The New Gold Rush of Markets

Before the fall of the Berlin Wall, people behind the Iron Curtain looked back on decades of dismal, grey stores with empty windows and little to buy. With the momentous turn of events in the early 1990s, hoards of Czechs, Slovaks and Hungarians streamed across the borders into Austria, eager for Western goods after so many years of doing without, preferring shopping sprees to visiting Vienna's cultural treasures.

Much has changed since then. Today, strolling through Prague, Zagreb or Budapest, you see Austrian brands everywhere, from Billa supermarkets to Palmers lingerie. In fact, shopping in these Eastern European capitals is not much different from shopping in Vienna.

One main reason for this is that for the past decade, Austrian companies have ventured into the new "gold rush" of markets east and south of their borders. With strong ties to Central and Southeastern Europe since the days of the Austro-Hungarian Empire, Austria has held an historic position as a hub between Eastern and Western Europe.

But if this venture has proved immensely successful for Austria, (two-thirds of the Vienna Stock Exchange do business there), there are many other foreign countries whose fund managers have been hesitant to take their money east, sceptical of the quality of the young capital markets and their companies. "I have little faith in Eastern European companies because I know very little about them," admitted a manager at Henderson Global Investors. So, in the meantime, to avoid taking the political risk through direct investment, they are discovering Austrian companies as a "safe" way to invest in the upswing development in Central and Eastern Europe, making it an established notion that "the road to Eastern Europe leads through Austria."

Indeed, the country is the gateway to a market with a forecast to grow twice as fast as Western Europe in 2005. Before 2002, the Austrian stock market was regarded by international fund managers as a hinterland full of small and illiquid stocks.
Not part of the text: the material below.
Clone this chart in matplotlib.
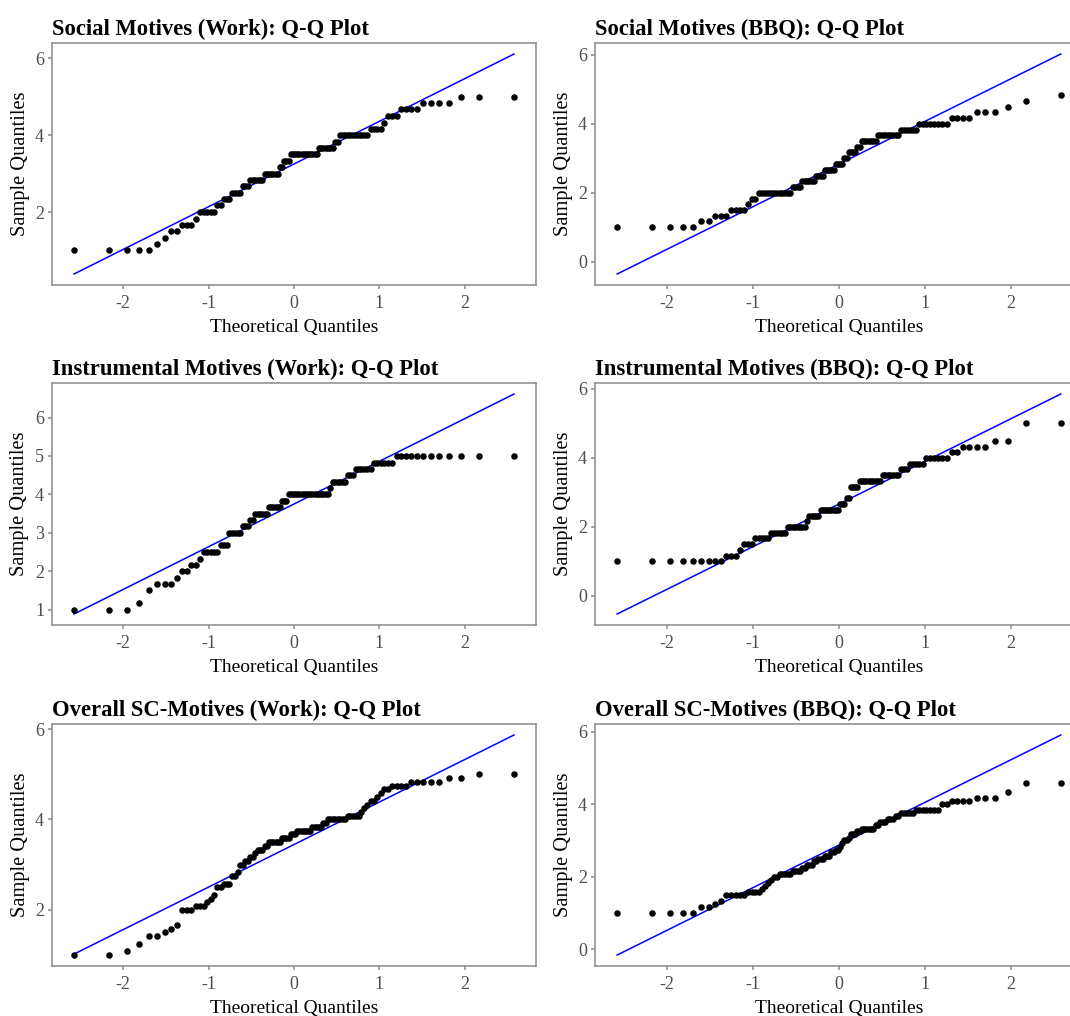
import numpy as np
import matplotlib
matplotlib.use('Agg')
import matplotlib.pyplot as plt
from statistics import NormalDist

plt.rcParams['font.family'] = ['Liberation Serif', 'DejaVu Serif']
plt.rcParams['axes.unicode_minus'] = False

# sorted sample values, stored as (level, how many respondents) per panel
soc_work_levels = [1.0, 1.17, 1.33, 1.5, 1.67, 1.83, 2.0, 2.17, 2.33, 2.5, 2.67, 2.83, 3.0,
                   3.17, 3.33, 3.5, 3.67, 3.83, 4.0, 4.17, 4.33, 4.5, 4.67, 4.83, 5.0]
soc_work_counts = [5, 1, 1, 2, 3, 1, 5, 2, 3, 4, 3, 6, 7, 2, 3, 13, 7, 2, 11, 4, 1, 3, 4, 4, 3]

soc_bbq_levels = [1.0, 1.17, 1.33, 1.5, 1.67, 1.83, 2.0, 2.17, 2.33, 2.5, 2.67, 2.83, 3.0,
                  3.17, 3.33, 3.5, 3.67, 3.83, 4.0, 4.17, 4.33, 4.5, 4.67, 4.83]
soc_bbq_counts = [5, 2, 3, 4, 1, 2, 12, 4, 6, 4, 5, 4, 2, 4, 2, 7, 9, 6, 8, 4, 3, 1, 1, 1]

ins_work_levels = [1.0, 1.17, 1.5, 1.67, 1.83, 2.0, 2.17, 2.33, 2.5, 2.67, 3.0, 3.17, 3.33,
                   3.5, 3.67, 3.83, 4.0, 4.17, 4.33, 4.5, 4.67, 4.83, 5.0]
ins_work_counts = [3, 1, 1, 3, 1, 2, 2, 1, 5, 3, 5, 3, 2, 6, 6, 3, 19, 1, 6, 3, 6, 6, 12]

ins_bbq_levels = [1.0, 1.17, 1.33, 1.5, 1.67, 1.83, 2.0, 2.17, 2.33, 2.5, 2.67, 2.83, 3.17,
                  3.33, 3.5, 3.67, 3.83, 4.0, 4.17, 4.33, 4.5, 5.0]
ins_bbq_counts = [9, 3, 1, 3, 5, 6, 8, 1, 5, 9, 3, 2, 4, 10, 7, 3, 5, 6, 2, 4, 2, 2]

all_work_levels = [1.0, 1.08, 1.25, 1.42, 1.5, 1.58, 1.67, 2.0, 2.08, 2.17, 2.25, 2.33, 2.5,
                   2.58, 2.75, 2.83, 3.0, 3.08, 3.17, 3.25, 3.33, 3.42, 3.5, 3.58, 3.67, 3.75,
                   3.83, 3.92, 4.0, 4.08, 4.17, 4.25, 4.33, 4.42, 4.5, 4.58, 4.67, 4.75, 4.83,
                   4.92, 5.0]
all_work_counts = [2, 1, 1, 2, 1, 1, 1, 3, 3, 1, 1, 1, 2, 3, 2, 1, 2, 2, 2, 1, 3, 2, 6, 4, 3,
                   7, 5, 2, 8, 5, 1, 1, 1, 2, 1, 1, 2, 4, 5, 2, 2]

all_bbq_levels = [1.0, 1.17, 1.25, 1.33, 1.5, 1.58, 1.67, 1.75, 1.83, 1.92, 2.0, 2.08, 2.17,
                  2.25, 2.33, 2.42, 2.5, 2.58, 2.67, 2.75, 2.83, 2.92, 3.0, 3.08, 3.17, 3.25,
                  3.33, 3.42, 3.5, 3.58, 3.67, 3.75, 3.83, 4.0, 4.08, 4.17, 4.33, 4.58]
all_bbq_counts = [5, 2, 1, 1, 5, 4, 1, 1, 1, 1, 2, 5, 4, 2, 3, 2, 3, 3, 2, 2, 1, 1, 2, 1, 3,
                  2, 6, 2, 3, 3, 2, 5, 7, 2, 4, 3, 1, 2]

titles = ['Social Motives (Work): Q-Q Plot', 'Social Motives (BBQ): Q-Q Plot',
          'Instrumental Motives (Work): Q-Q Plot', 'Instrumental Motives (BBQ): Q-Q Plot',
          'Overall SC-Motives (Work): Q-Q Plot', 'Overall SC-Motives (BBQ): Q-Q Plot']
panels = [(soc_work_levels, soc_work_counts), (soc_bbq_levels, soc_bbq_counts),
          (ins_work_levels, ins_work_counts), (ins_bbq_levels, ins_bbq_counts),
          (all_work_levels, all_work_counts), (all_bbq_levels, all_bbq_counts)]
yticks_list = [[2, 4, 6], [0, 2, 4, 6], [1, 2, 3, 4, 5, 6], [0, 2, 4, 6], [2, 4, 6], [0, 2, 4, 6]]
xticks = [-2, -1, 0, 1, 2]

W, H = 1070, 1016
lefts = [52, 595]
widths = [484, 488]
tops = [43, 383, 724]
h = 242

grey_line = '#8a8a8a'
grey_text = '#4d4d4d'
norm = NormalDist()

fig = plt.figure(figsize=(W / 100, H / 100), dpi=100)

for k, ((levels, counts), title) in enumerate(zip(panels, titles)):
    row, col = k // 2, k % 2
    ax = fig.add_axes([lefts[col] / W, 1 - (tops[row] + h) / H, widths[col] / W, h / H])

    # qq points: sample vs normal quantiles at ppoints
    sample = np.repeat(levels, counts)
    n = len(sample)
    probs = (np.arange(1, n + 1) - 0.5) / n
    theo = np.array([norm.inv_cdf(p) for p in probs])

    # reference line through first and third quartiles
    q1, q3 = np.quantile(sample, [0.25, 0.75])
    z1, z3 = norm.inv_cdf(0.25), norm.inv_cdf(0.75)
    slope = (q3 - q1) / (z3 - z1)
    icpt = q1 - slope * z1
    lx = np.array([theo.min(), theo.max()])
    ly = icpt + slope * lx

    ax.plot(lx, ly, color='#0000ff', lw=1.1, zorder=2)
    ax.scatter(theo, sample, s=22, color='black', linewidths=0, zorder=3)

    xr = theo.max() - theo.min()
    ax.set_xlim(theo.min() - 0.05 * xr, theo.max() + 0.05 * xr)
    lo = min(sample.min(), ly.min())
    hi = max(sample.max(), ly.max())
    ax.set_ylim(lo - 0.05 * (hi - lo), hi + 0.05 * (hi - lo))

    ax.set_xticks(xticks)
    ax.set_yticks(yticks_list[k])
    ax.tick_params(colors=grey_line, labelcolor=grey_text, labelsize=13,
                   length=3.2, width=1.1, pad=2.5)
    ax.tick_params(axis='x', pad=4)
    for sp in ax.spines.values():
        sp.set_color(grey_line)
        sp.set_linewidth(1.1)

    ax.set_title(title, loc='left', fontweight='bold', fontsize=16.3, pad=6)
    ax.set_xlabel('Theoretical Quantiles', fontsize=14, labelpad=5)
    ax.set_ylabel('Sample Quantiles', fontsize=14.7, labelpad=4)

fig.savefig('out.png', dpi=100)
Today the share of international sales on the exchange has doubled to 40 percent, doubling also market capitalization and tripling monthly trading volumes.
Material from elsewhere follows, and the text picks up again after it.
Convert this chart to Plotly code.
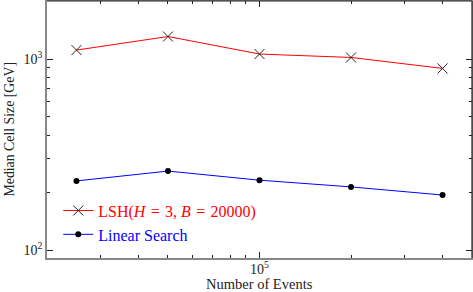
import plotly.graph_objects as go
import numpy as np

events = [25000, 50000, 100000, 200000, 400000]
lsh_median = [1114, 1312, 1062, 1019, 893]
linear_median = [230, 259, 232, 214, 194]

SP = "\u2004"
lsh_name = ("<span style='color:#ff0000'>LSH(<i>H</i>" + SP + "=" + SP + "3, <i>B</i>"
            + SP + "=" + SP + "20000)</span>")
lin_name = "<span style='color:#0000ff'>Linear Search</span>"

y_major = [100, 1000]
y_major_text = ["10<sup>2</sup>", "10<sup>3</sup>"]
y_minor = [200, 300, 400, 500, 600, 700, 800, 900, 2000]
x_major = [100000]
x_major_text = ["10<sup>5</sup>"]
x_minor = [30000, 40000, 50000, 60000, 70000, 80000, 90000, 200000, 300000, 400000]

FONT = "Liberation Serif"
TXT = "#222222"

fig = go.Figure()
fig.add_trace(go.Scatter(
    x=events, y=lsh_median, name=lsh_name, mode="lines+markers",
    line=dict(color="#ff0000", width=1),
    marker=dict(symbol="x-thin", size=10, color="#222222",
                line=dict(color="#222222", width=1)),
))
fig.add_trace(go.Scatter(
    x=events, y=linear_median, name=lin_name, mode="lines+markers",
    line=dict(color="#0000ff", width=1),
    marker=dict(symbol="circle", size=6, color="#000000"),
))

axis_common = dict(
    type="log", showgrid=False, zeroline=False, automargin=False,
    showline=True, linecolor="#888888", linewidth=1.5,
    mirror="allticks", ticks="inside", ticklen=6, tickwidth=1, tickcolor=TXT,
    tickfont=dict(family=FONT, size=14, color=TXT),
)

fig.update_xaxes(
    **axis_common,
    range=[np.log10(20000), np.log10(500000)],
    tickmode="array", tickvals=x_major, ticktext=x_major_text,
    ticklabelstandoff=-3,
    minor=dict(tickmode="array", tickvals=x_minor, ticks="inside", ticklen=3.5,
               tickcolor=TXT, showgrid=False),
)
fig.update_yaxes(
    **axis_common,
    range=[np.log10(90.8), np.log10(2013)],
    tickmode="array", tickvals=y_major, ticktext=y_major_text,
    minor=dict(tickmode="array", tickvals=y_minor, ticks="inside", ticklen=3.5,
               tickcolor=TXT, showgrid=False),
)

fig.update_layout(
    width=473, height=292,
    margin=dict(l=47, r=1, t=1, b=34),
    paper_bgcolor="white", plot_bgcolor="white",
    showlegend=True,
    legend=dict(x=0.0265, y=0.2505, xanchor="left", yanchor="top",
                bgcolor="rgba(0,0,0,0)", font=dict(family=FONT, size=16),
                tracegroupgap=0, itemwidth=30),
    annotations=[
        dict(text="Number of Events", xref="paper", yref="paper",
             x=0.501, y=-0.103, xanchor="center", yanchor="middle", showarrow=False,
             font=dict(family=FONT, size=14.5, color=TXT)),
        dict(text="Median Cell Size [GeV]", xref="paper", yref="paper",
             x=-0.0894, y=0.5, xanchor="center", yanchor="middle", showarrow=False,
             textangle=-90, font=dict(family=FONT, size=13.8, color=TXT)),
    ],
    shapes=[
        dict(type="line", xref="paper", yref="paper", x0=0, x1=1, y0=1, y1=1,
             line=dict(color="#222222", width=1.2)),
        dict(type="line", xref="paper", yref="paper", x0=1, x1=1, y0=0, y1=1,
             line=dict(color="#222222", width=1.2)),
    ],
)

fig.write_html("out.html", config={"displayModeBar": False},
               post_script="document.body.style.margin='0';document.body.style.overflow='hidden';")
Increasingly, Austrian companies are looking for opportunities not only in those countries which achieved membership in the EU in 2004, like the Czech Republic, Hungary, Slovakia and Slovenia, to name a few, but also in countries like Bulgaria and Romania that are expected to join in a few years.

Since Europe's biggest problem is growth, "Austrian stocks give you access to the only region of Europe that is growing fast." With Eastern Europeans catching up on taking out loans and mortgages, buying into private pension funds and using credit cards, it is Austria's gateway position to these markets that makes this trend the one to watch in 2005.